** START **
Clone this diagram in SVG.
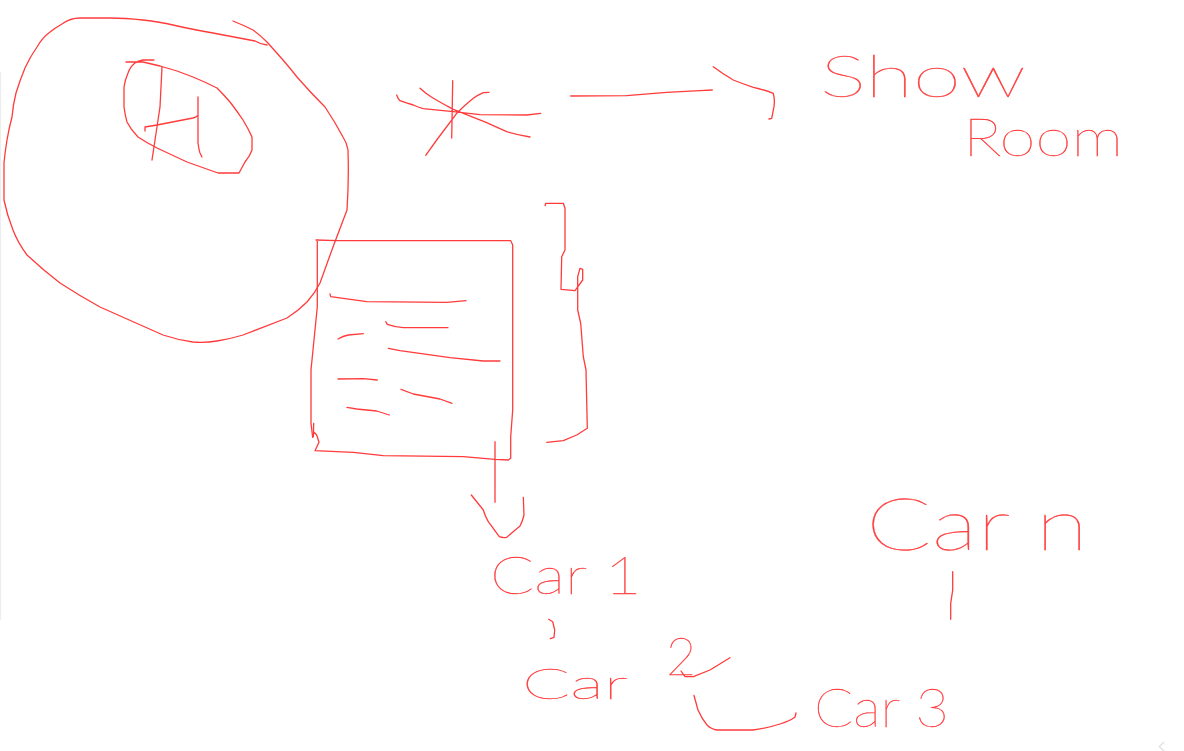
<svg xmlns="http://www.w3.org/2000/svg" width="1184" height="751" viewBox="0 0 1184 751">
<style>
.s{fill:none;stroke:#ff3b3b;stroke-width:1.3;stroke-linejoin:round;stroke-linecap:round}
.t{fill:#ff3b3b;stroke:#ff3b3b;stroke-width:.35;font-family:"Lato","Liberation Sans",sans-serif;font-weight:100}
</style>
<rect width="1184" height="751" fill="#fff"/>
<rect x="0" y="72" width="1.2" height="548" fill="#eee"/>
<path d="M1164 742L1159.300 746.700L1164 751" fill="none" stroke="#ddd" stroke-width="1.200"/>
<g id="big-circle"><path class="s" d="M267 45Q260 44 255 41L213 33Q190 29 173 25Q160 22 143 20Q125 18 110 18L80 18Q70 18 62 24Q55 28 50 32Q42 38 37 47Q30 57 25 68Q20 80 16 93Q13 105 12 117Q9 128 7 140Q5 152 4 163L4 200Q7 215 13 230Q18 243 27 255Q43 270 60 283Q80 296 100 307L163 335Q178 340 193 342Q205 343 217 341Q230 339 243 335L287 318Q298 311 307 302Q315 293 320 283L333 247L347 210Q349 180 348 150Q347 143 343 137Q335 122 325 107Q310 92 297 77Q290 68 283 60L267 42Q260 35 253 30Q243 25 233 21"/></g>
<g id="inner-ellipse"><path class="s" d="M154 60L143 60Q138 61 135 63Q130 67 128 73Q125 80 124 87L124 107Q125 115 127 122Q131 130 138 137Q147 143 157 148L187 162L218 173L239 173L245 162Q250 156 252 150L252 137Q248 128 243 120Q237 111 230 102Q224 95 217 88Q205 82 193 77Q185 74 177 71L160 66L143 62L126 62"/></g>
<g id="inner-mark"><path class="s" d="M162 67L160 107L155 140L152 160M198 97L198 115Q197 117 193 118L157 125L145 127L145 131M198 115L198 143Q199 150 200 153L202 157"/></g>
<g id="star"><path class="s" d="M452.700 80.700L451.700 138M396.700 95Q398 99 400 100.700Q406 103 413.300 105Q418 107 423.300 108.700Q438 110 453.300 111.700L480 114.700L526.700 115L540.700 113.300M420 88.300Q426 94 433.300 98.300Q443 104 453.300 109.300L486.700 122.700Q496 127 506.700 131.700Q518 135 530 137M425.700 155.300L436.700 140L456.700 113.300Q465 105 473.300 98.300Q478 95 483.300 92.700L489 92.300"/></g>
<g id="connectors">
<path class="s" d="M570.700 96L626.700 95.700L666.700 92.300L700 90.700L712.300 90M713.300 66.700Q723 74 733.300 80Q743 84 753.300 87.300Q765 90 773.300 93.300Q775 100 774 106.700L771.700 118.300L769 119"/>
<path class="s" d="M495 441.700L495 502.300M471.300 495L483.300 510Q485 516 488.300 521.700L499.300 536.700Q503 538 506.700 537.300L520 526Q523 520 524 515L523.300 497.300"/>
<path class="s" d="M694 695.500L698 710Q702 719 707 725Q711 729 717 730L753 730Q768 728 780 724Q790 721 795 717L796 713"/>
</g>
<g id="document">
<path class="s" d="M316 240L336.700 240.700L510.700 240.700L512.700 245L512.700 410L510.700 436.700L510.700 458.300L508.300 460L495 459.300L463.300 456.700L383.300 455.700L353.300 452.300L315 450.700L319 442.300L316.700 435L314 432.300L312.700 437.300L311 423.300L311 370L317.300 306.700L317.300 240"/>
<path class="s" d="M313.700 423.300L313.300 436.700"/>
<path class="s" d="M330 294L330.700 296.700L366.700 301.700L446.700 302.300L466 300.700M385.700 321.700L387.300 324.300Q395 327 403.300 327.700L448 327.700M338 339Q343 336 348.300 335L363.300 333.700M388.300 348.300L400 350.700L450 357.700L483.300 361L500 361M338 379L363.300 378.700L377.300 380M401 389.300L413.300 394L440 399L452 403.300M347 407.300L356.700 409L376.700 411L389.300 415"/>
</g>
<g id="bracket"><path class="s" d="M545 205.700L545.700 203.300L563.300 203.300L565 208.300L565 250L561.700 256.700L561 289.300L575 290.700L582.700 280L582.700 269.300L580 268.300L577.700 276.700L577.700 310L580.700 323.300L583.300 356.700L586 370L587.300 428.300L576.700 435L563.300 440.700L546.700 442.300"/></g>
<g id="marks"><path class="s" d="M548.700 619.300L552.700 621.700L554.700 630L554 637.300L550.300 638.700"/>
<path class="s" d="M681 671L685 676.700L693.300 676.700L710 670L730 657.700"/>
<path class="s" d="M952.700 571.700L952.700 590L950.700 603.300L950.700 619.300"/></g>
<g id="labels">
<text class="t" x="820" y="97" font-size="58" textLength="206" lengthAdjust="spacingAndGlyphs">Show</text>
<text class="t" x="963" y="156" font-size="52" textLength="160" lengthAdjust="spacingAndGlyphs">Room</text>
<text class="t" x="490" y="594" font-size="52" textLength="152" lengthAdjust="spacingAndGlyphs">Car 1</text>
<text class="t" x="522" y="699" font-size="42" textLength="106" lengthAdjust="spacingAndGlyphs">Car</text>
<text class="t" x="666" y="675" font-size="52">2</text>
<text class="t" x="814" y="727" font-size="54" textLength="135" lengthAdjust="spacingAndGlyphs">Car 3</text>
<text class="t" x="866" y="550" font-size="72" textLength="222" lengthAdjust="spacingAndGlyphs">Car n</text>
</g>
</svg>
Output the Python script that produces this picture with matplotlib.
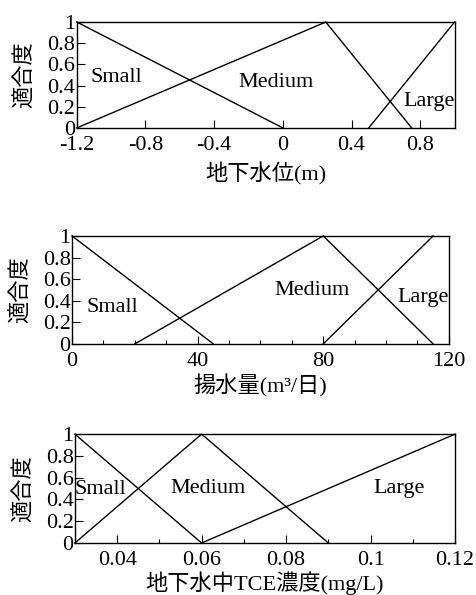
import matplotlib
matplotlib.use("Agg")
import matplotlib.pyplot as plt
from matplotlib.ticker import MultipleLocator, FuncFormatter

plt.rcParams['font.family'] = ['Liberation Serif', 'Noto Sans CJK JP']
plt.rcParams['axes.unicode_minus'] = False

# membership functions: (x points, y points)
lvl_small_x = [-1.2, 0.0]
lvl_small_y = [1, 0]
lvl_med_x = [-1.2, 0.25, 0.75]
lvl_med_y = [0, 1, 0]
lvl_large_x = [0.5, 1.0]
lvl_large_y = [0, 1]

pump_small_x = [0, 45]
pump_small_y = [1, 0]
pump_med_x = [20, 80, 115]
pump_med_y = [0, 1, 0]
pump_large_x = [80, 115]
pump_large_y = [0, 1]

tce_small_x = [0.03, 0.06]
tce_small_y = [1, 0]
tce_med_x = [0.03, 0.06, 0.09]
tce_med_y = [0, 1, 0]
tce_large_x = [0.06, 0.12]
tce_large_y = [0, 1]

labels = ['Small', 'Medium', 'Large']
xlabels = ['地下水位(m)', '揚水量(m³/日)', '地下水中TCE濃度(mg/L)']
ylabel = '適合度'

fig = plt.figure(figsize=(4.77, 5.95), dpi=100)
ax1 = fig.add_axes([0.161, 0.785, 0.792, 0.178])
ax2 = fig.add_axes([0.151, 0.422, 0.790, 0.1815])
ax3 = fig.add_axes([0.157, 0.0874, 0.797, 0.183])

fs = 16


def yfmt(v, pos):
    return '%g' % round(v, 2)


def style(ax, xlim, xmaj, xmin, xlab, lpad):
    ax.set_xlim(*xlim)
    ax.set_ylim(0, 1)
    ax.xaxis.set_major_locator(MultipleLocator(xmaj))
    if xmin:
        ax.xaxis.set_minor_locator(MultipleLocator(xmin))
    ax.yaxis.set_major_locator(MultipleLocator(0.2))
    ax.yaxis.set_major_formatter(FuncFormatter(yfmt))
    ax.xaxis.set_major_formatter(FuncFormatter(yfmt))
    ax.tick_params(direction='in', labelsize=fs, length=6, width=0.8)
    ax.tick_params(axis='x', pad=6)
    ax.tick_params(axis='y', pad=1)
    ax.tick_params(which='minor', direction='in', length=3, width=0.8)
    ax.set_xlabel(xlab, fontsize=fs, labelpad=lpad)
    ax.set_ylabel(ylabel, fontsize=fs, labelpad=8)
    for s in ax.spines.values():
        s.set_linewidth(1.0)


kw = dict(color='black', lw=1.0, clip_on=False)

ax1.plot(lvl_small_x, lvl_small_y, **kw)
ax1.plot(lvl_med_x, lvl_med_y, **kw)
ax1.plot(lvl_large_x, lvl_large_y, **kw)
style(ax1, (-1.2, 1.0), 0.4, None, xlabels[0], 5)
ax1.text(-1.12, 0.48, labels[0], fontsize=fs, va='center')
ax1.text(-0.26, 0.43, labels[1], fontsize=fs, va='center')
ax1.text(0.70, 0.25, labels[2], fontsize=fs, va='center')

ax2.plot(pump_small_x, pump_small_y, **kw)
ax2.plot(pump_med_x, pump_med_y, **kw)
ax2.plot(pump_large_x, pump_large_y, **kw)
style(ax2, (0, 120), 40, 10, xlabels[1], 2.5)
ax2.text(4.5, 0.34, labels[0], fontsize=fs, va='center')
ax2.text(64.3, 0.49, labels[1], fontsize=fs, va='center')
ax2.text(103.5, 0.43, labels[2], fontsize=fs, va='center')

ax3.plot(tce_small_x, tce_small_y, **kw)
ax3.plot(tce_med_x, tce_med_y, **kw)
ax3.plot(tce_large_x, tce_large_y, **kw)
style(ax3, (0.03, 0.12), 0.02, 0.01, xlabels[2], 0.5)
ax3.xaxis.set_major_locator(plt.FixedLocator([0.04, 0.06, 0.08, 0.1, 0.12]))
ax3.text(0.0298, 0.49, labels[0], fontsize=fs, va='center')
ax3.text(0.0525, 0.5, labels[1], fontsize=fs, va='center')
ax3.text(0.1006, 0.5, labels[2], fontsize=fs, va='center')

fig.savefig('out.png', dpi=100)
** END **
** START **
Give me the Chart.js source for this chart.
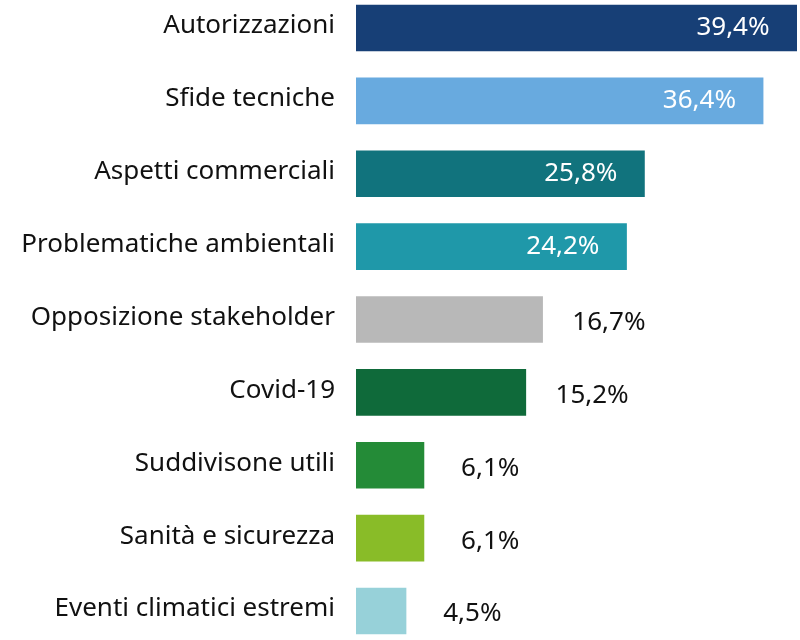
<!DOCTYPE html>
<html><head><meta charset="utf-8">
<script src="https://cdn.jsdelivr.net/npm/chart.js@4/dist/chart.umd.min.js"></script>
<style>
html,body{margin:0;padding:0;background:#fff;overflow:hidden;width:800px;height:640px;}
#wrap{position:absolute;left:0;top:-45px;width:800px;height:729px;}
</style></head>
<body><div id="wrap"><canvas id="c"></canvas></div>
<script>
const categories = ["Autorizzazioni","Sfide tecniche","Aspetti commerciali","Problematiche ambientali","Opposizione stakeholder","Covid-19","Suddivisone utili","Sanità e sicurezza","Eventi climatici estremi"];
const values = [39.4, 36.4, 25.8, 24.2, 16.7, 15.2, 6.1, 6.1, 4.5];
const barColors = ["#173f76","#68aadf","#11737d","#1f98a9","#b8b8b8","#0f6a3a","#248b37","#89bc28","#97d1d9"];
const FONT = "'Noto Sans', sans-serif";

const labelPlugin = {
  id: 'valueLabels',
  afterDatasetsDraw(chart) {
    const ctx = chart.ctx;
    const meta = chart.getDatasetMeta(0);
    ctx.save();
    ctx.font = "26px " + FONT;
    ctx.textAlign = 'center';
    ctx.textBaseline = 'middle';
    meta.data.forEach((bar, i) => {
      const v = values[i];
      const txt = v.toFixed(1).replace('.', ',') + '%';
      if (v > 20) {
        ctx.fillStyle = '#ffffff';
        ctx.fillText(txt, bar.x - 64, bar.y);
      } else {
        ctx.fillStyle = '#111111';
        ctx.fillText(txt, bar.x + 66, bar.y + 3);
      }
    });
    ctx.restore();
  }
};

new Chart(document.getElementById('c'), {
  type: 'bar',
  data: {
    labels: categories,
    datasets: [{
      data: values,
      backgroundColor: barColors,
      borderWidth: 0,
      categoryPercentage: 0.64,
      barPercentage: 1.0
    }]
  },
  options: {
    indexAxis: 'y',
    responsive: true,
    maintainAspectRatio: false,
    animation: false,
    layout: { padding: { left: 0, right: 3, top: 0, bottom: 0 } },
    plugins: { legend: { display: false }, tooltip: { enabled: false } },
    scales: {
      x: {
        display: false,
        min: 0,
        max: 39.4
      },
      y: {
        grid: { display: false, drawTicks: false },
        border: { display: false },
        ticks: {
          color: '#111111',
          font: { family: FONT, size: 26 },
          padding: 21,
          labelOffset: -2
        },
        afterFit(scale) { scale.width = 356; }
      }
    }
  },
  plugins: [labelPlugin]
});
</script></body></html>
** END **
** START **
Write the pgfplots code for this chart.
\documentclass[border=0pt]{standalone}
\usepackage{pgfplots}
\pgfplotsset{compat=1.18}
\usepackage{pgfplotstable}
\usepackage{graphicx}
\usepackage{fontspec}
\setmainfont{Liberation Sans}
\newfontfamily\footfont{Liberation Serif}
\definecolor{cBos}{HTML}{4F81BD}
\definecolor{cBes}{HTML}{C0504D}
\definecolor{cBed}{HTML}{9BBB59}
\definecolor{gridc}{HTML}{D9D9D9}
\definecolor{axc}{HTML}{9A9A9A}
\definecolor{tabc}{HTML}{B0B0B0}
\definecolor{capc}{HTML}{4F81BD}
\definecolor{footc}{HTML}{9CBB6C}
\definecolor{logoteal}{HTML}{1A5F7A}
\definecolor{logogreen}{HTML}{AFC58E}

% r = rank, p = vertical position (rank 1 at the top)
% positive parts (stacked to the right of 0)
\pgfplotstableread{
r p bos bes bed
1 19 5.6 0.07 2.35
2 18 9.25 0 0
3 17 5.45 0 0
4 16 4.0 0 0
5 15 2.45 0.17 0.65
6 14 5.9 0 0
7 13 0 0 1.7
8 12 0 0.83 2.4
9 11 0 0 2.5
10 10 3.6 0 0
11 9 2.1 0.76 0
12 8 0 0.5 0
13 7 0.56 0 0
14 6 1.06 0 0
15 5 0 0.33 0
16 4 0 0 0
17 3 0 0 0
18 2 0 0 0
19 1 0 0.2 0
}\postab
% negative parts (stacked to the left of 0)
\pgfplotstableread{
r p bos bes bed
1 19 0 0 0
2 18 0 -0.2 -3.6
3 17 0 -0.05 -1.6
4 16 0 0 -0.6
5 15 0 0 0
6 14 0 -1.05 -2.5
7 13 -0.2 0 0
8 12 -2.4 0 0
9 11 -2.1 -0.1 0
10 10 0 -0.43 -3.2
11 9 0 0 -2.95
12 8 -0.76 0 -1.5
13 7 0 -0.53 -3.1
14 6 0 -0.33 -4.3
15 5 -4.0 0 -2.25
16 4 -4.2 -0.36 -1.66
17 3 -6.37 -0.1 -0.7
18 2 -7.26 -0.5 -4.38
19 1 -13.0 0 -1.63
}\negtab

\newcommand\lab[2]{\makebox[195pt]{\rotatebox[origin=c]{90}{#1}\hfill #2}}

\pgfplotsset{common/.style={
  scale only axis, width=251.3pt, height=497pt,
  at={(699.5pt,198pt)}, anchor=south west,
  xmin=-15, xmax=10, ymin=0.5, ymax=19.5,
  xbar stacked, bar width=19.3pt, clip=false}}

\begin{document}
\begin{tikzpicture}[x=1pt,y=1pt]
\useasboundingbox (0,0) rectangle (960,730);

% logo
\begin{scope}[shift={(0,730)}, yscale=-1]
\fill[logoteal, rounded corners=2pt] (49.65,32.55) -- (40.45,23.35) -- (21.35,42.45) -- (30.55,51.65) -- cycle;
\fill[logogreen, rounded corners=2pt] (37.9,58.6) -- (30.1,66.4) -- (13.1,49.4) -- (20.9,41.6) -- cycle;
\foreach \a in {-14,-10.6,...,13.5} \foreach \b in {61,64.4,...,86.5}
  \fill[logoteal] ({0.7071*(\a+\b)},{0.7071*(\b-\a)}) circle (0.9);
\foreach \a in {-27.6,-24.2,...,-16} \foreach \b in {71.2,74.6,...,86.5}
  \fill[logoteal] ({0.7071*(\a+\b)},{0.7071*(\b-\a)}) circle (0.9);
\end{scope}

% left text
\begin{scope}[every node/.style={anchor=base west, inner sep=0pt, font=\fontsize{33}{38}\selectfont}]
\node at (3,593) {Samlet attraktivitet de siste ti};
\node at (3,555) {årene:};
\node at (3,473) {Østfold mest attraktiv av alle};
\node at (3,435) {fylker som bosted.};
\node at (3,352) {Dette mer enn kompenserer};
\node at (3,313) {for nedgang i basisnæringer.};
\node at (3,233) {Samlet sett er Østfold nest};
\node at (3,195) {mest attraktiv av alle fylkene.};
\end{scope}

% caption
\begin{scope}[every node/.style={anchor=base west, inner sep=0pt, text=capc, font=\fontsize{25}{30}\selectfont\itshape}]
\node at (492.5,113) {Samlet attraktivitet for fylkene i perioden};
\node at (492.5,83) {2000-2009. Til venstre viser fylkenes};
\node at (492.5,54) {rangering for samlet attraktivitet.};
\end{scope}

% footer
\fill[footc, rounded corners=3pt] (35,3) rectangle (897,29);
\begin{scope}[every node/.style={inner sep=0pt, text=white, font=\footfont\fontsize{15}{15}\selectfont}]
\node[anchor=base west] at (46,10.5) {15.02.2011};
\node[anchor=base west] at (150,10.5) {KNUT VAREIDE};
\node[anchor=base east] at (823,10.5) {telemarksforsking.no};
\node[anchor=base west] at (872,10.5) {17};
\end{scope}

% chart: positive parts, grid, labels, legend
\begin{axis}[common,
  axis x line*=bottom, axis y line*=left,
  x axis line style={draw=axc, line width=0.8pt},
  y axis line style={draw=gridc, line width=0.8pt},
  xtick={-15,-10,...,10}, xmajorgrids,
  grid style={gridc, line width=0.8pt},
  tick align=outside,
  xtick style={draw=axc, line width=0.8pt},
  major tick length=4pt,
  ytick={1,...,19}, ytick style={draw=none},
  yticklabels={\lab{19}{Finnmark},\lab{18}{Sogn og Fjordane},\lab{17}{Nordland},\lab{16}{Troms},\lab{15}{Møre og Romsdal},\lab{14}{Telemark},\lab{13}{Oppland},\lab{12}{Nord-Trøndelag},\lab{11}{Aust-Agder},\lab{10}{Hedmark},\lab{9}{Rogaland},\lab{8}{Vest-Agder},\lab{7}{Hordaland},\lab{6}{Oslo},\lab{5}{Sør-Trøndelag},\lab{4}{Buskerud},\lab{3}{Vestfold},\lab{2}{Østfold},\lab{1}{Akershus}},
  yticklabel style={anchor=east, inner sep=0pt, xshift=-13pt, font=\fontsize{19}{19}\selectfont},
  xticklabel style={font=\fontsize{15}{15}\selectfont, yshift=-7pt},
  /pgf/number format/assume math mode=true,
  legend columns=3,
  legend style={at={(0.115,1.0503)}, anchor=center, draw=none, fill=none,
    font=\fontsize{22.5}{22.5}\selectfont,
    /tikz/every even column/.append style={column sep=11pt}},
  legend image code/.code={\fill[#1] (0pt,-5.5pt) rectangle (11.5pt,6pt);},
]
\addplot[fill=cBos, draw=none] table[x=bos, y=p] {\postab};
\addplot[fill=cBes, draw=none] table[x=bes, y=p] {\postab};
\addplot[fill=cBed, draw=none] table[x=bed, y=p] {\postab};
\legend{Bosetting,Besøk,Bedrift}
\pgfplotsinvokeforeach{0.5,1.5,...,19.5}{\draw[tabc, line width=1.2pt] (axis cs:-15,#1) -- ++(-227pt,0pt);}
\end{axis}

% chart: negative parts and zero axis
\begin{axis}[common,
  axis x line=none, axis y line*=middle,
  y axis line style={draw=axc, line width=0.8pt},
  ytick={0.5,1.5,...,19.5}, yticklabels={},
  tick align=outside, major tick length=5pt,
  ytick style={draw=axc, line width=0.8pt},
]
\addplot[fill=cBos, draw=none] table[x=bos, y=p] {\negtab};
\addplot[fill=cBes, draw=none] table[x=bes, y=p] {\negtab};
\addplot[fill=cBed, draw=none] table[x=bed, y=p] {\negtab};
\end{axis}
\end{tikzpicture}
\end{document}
** END **
> [Exercise objective] Report the number of lines in the entries above that include the string "script". Give nothing but the number.

> [Worked solution] 4